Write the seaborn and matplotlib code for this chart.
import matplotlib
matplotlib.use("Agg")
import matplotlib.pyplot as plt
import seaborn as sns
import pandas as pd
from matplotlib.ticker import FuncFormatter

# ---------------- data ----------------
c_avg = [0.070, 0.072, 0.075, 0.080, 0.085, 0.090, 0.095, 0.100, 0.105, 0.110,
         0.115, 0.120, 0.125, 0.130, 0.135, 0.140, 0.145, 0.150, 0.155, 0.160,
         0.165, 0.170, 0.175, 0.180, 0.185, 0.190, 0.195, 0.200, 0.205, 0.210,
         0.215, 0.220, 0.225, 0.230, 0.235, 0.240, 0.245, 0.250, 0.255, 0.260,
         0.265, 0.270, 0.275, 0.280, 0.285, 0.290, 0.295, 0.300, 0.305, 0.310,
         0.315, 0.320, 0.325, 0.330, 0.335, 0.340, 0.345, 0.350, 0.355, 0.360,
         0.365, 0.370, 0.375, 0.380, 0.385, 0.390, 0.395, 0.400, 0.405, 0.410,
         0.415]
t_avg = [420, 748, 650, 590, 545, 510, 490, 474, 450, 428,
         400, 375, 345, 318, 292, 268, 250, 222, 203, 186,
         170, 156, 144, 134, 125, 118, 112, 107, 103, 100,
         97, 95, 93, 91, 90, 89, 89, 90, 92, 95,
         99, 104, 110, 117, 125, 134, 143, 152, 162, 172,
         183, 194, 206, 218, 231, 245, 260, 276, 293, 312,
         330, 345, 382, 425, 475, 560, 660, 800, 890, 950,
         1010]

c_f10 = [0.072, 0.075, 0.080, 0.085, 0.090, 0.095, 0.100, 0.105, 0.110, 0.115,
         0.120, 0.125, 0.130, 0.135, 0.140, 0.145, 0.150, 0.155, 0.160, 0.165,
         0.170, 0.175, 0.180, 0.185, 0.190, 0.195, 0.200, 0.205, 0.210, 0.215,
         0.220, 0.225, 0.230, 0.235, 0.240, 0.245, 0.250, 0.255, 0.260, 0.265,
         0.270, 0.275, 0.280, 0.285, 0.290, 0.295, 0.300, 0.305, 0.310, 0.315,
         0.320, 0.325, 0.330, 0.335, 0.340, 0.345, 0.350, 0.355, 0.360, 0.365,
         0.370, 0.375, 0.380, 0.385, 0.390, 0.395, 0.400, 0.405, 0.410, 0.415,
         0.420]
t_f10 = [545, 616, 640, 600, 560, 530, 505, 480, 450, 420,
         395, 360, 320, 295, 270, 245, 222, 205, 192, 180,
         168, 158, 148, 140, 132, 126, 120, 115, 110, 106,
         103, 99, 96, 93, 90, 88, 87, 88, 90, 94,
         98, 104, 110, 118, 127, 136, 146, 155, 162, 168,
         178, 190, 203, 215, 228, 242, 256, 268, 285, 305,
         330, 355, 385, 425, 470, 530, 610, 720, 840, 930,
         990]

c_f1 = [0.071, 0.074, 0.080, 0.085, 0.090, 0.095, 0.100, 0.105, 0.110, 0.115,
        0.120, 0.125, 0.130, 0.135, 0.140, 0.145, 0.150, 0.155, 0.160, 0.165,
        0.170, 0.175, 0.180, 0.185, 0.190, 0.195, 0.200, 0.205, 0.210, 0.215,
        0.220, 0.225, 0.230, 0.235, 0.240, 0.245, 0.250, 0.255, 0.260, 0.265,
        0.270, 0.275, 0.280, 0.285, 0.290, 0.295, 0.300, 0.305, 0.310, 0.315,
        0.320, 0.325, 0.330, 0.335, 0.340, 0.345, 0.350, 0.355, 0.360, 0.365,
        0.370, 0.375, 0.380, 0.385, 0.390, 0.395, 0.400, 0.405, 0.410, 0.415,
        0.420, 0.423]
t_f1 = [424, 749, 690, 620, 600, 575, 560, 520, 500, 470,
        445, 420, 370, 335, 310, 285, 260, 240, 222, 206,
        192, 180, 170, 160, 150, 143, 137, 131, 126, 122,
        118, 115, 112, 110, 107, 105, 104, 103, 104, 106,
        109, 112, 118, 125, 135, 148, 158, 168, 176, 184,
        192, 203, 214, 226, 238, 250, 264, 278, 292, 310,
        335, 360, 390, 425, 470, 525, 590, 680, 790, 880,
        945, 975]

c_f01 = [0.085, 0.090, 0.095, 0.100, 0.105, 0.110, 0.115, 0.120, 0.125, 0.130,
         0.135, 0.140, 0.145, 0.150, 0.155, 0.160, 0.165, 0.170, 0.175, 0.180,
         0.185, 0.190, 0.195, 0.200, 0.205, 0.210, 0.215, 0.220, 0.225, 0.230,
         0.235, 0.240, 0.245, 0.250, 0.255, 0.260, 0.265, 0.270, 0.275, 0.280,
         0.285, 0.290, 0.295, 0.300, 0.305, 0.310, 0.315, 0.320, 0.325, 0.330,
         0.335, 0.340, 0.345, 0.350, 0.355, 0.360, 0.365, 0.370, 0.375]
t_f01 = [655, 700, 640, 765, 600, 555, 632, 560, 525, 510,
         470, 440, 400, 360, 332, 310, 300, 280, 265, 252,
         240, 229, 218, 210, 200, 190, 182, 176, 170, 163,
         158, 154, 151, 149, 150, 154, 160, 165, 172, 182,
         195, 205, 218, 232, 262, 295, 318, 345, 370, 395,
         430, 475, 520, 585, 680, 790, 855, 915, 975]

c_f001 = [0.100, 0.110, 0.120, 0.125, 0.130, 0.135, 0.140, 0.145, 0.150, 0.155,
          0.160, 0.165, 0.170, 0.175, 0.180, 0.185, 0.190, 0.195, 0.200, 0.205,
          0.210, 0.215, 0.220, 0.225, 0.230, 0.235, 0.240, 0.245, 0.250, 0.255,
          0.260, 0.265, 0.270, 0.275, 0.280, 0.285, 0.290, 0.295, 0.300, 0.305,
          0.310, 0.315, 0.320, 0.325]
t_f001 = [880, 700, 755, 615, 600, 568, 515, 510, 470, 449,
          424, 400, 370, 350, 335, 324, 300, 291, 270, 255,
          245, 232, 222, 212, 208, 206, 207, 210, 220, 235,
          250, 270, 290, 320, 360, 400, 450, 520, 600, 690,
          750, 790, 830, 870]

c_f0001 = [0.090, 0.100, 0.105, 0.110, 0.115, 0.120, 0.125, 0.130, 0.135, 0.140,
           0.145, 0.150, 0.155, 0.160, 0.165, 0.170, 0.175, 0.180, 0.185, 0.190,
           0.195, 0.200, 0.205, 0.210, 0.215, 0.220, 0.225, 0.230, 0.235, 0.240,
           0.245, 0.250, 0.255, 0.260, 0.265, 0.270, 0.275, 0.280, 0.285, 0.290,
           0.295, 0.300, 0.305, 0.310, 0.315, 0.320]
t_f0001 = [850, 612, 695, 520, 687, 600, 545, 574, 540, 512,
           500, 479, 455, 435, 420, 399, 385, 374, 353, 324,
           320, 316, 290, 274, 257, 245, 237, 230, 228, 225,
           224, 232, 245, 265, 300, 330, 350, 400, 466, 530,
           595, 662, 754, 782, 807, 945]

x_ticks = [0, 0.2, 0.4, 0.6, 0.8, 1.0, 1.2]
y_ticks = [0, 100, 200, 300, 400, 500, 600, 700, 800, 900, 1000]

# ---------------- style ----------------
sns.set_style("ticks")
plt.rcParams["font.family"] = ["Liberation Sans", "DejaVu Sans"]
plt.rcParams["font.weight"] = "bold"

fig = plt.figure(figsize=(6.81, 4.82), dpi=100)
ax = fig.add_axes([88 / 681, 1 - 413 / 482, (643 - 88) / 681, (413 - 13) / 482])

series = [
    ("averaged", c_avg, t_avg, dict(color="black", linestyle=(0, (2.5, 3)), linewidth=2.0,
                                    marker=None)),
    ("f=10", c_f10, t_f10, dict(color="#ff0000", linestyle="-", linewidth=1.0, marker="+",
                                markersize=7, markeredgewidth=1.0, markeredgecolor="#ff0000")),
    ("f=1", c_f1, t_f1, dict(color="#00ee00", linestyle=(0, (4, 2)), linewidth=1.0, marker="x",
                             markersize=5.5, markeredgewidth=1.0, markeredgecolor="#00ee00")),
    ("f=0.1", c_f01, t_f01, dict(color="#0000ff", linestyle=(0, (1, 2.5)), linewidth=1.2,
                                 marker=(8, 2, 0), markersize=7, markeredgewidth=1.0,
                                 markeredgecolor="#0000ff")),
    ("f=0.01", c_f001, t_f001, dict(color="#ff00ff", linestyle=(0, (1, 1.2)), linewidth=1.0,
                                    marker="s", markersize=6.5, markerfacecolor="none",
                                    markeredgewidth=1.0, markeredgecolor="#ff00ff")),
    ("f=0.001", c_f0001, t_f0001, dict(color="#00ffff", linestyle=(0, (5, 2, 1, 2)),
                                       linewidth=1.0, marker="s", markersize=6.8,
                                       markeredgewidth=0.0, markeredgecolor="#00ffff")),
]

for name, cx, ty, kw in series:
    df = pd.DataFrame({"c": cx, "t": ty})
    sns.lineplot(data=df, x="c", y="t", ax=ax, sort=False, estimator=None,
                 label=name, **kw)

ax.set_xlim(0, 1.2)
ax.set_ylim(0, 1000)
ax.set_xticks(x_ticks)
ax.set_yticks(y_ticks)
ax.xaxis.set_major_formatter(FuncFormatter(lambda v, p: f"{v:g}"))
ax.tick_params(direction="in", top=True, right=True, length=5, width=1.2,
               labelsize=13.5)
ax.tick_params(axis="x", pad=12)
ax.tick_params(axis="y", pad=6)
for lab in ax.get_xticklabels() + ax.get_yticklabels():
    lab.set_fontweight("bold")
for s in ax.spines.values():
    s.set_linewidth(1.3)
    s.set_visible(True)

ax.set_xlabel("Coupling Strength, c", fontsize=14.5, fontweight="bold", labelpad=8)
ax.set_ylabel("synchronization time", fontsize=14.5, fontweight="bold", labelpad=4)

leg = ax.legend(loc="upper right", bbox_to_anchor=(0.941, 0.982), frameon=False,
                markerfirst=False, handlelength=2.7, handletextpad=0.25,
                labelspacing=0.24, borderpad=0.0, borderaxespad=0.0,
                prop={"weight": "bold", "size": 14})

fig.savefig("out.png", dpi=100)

...

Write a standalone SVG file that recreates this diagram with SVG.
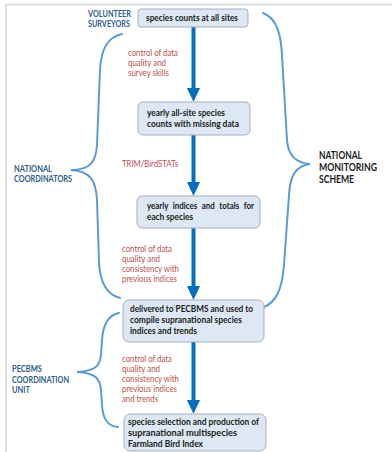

§ Given task: Scan the records above for the string "this", then select every line that holds it.

§ Worked answer:
Write the seaborn and matplotlib code for this chart.
Write a standalone SVG file that recreates this diagram with SVG.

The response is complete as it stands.